First of its kind Bitcoin – the cryptocurrency, is a digital currency which can be passed on between users on a bitcoin network without any centralized bank or administrative system.
What many people do not know is that there are two parts to Bitcoin – Bitcoin token and Bitcoin Protocol, both of which are called Bitcoin. Bitcoin token is a fragment of code that symbolizes the digital concept. Whereas Bitcoin protocol is a network registry that keeps track of the Bitcoin token balance sheet. Bitcoin transfers are verified using cryptography.
Bitcoin was founded in the year 2008 by Satoshi Nakamoto whose true identity is not known until today. A year later in 2009 a free software with Bitcoin code was made available on the internet and that is when Bitcoin was started. The moto behind creating Bitcoin was to have an entity that is free to exchange with no centralized administrative body having control over it. Although there is no centralized authority involved in Bitcoin transactions, the transfers are done in a secure and reliable way.
Key features of Bitcoin
Limitations in supply
Unlike the traditional currencies, which have endless supply, bitcoin does not have that luxury. For the regular currencies, a central authority issues the currency based on the demand of its users (local citizens of its respective country) to reach the overall market of its value.
Bitcoin on the other hand has an algorithm that keeps check of the amount of Bitcoins available. This algorithm generates bitcoins hourly until the count reaches 21 million. After the desired number of bitcoins are out in the market the algorithm stops running. This is a way to increase the bitcoin value when there is more demand.
Bitcoin transactions are not worried about your true identity, the details like address and name are not asked for verification at the transaction.

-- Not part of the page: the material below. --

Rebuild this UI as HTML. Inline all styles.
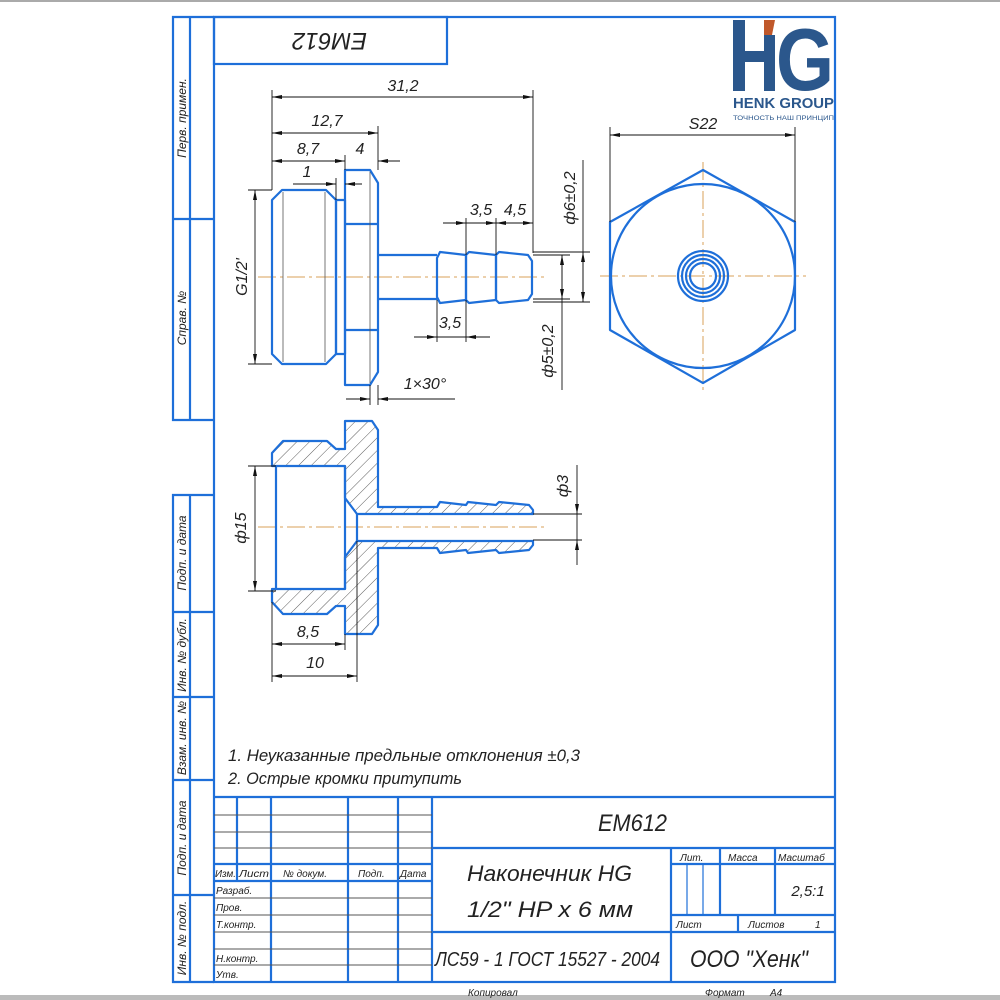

This is because Bitcoin is not issued by any central authority that maintains a database like in the case of fiat currencies.
Then how exactly are the transactions secured? Here is the answer. Right after a bitcoin transaction is submitted and prior to sending a confirmation, bitcoin protocol looks at the last few transactions for details on the sender’s authority to make a bitcoin transaction and if the sender has the bitcoin required for transaction.
However, as a usual practice lately all the secured exchanges are validating their users by their wallet. New rules are being laid out by the governments, for the exchanges to thoroughly verify the user details and their payment options before allowing any Bitcoin transactions. This has increased the visibility on transactions thereby decreasing the fraud on Bitcoin usage.
Divisibility and units
Bitcoin units are called bitcoin. Satoshi is its smallest unit. Named after its creator a satoshi is 0.00000001 of a bitcoin (one hundredth million). Bitcoin is represented symbolically as BTC and XBT. Sometimes smaller units of bitcoin are marked as mBTC – millibitcoin. 0.001 bitcoin equals a millibitcoin.
Unlike the regular currencies, it is convenient to trade in divisions of bitcoin because of its huge value.
Decentralization is the most important characteristic that stands out Bitcoin from other currencies. With no central regulated body available to control bitcoin, it is worked on by volunteers on a network spread across the globe. Bitcoin also solves the problem of duplicates in currencies and in a way controls fraud.
Once done the bitcoin transactions cannot be undone or modified. As bitcoin is decentralized and no one has an ultimate control over its course of action, it becomes almost impossible for any bitcoin transaction to be reversed after an hour.
As inconvenient as it seems, this feature also means no one can ever tamper a bitcoin transaction.